PeterDonis said:
(Btw, I was also implicitly normalizing the chart I used so that ##\omega_0 = 1##, and that value of ##\omega## corresponds to ##z = 1##.)
On further consideration, I realized that this remark was wrong; ##\omega_0## is a free parameter that is not constrained by my analysis, even with the normalization of coordinates that I did. I mention it because it will come into play below.
PAllen said:
1) We have an exception to Herglotz-Noether.
This is what I thought at first, but now I'm not so sure. See below.
PAllen said:
2) The particular congruence analyzed here, involving uniform acceleration along the spin axis plus just the right rotation, is actually a killing motion(!?).
I think it's possible that it actually is, despite various statements in the literature that seem to imply the contrary.
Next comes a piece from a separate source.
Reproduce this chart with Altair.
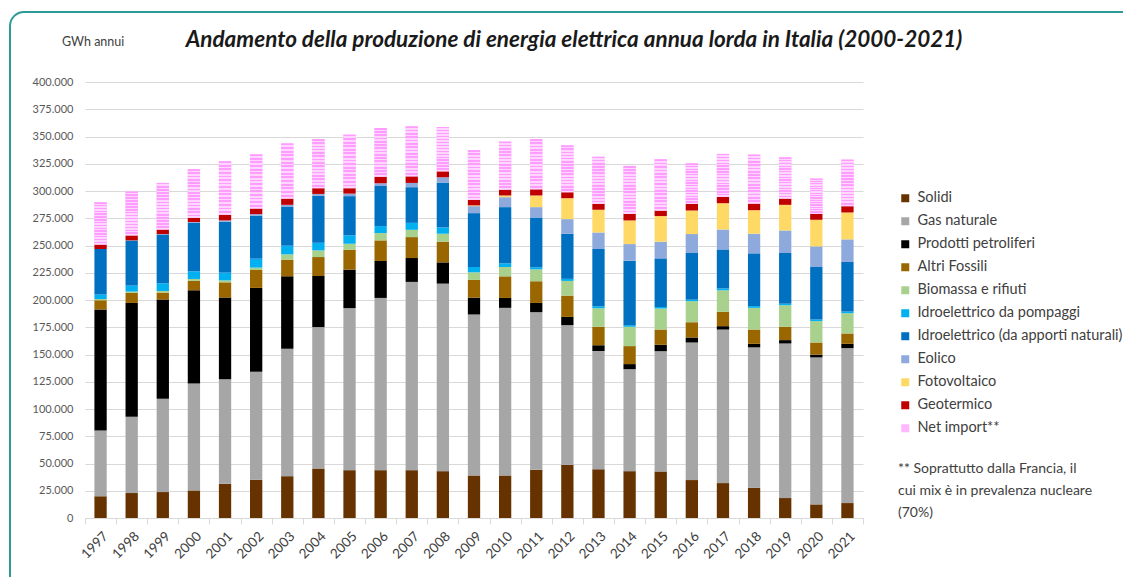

Looking at the proof of the H-N theorem in the
Giulini paper, it depends on three key properties that a rigid congruence with non-zero vorticity must have. These are given by Lemmas 19, 20, and 21 in the paper, and they are (I'll be using my notation, not the notation of the paper):
(1) The vorticity must be constant along any worldline in the congruence; i.e., we must have ##u^c \nabla_c \omega_{ab} = 0##. (This is from Lemma 19.)
(2) The proper acceleration must be constant along any worldline in the congruence; i.e., we must have ##u^b \nabla_b a_a = 0##. (This is from Lemma 21.)
(3) The proper acceleration must be an exact 1-form; that is, we must have ##a_a = \partial_a f## for some scalar function ##f##. (This is from Lemma 20, with the results for the other two lemmas plugged into the equation that Lemma 20 gives.) [Edit: Note that since ##f## is a scalar, partial derivatives are equivalent to covariant derivatives, which is why I wrote ##\partial_a## above instead of ##\nabla_a##; i.e., the gradient of a scalar never has any connection coefficient terms.]
The proof of the H-N theorem then amounts to saying that the three properties above, combined, guarantee that the motion is a Killing motion.
Looking at the congruence we've come up with, it seems evident that it satisfies properties #1 and #2, because everything depends only on ##z## and ##r##, and every worldline in the congruence is a curve of constant ##z## and ##r##. That leaves property #3, which leads us to look for some scalar function ##f## such that:
$$
a_z = \frac{\gamma^2}{z} = \partial_z f
$$
$$
a_r = - \gamma^2 \omega^2 r = - \frac{\gamma^2 \kappa^2 r}{z^2} = \partial_r f
$$
where we have substituted ##\omega = \kappa / z##, and ##\kappa## is what Mentz114 was calling ##\omega_0## before.
Trying the ansatz ##f = \ln ( z / \gamma )##, we find that it satisfies both of the above equations:
$$
\partial_z f = \frac{\gamma}{z} \left( \frac{1}{\gamma} - \frac{z}{\gamma^2} \partial_z \gamma \right) = \frac{\gamma^2}{z} \left( \frac{1}{\gamma^2} + \frac{r^2 \kappa^2}{z^2} \right) = \frac{\gamma^2}{z} \left( \frac{1}{\gamma^2} + r^2 \omega^2 \right) = \frac{\gamma^2}{z}
$$
$$
\partial_r f = - \frac{\gamma}{z} \frac{z}{\gamma^2} \partial_r \gamma = - \frac{\gamma^2 \kappa^2 r}{z^2} = - \gamma^2 \omega^2 r
$$
So it looks like this congruence actually does satisfy the conditions of the H-N theorem, despite the various statements in the literature that appear to say it shouldn't.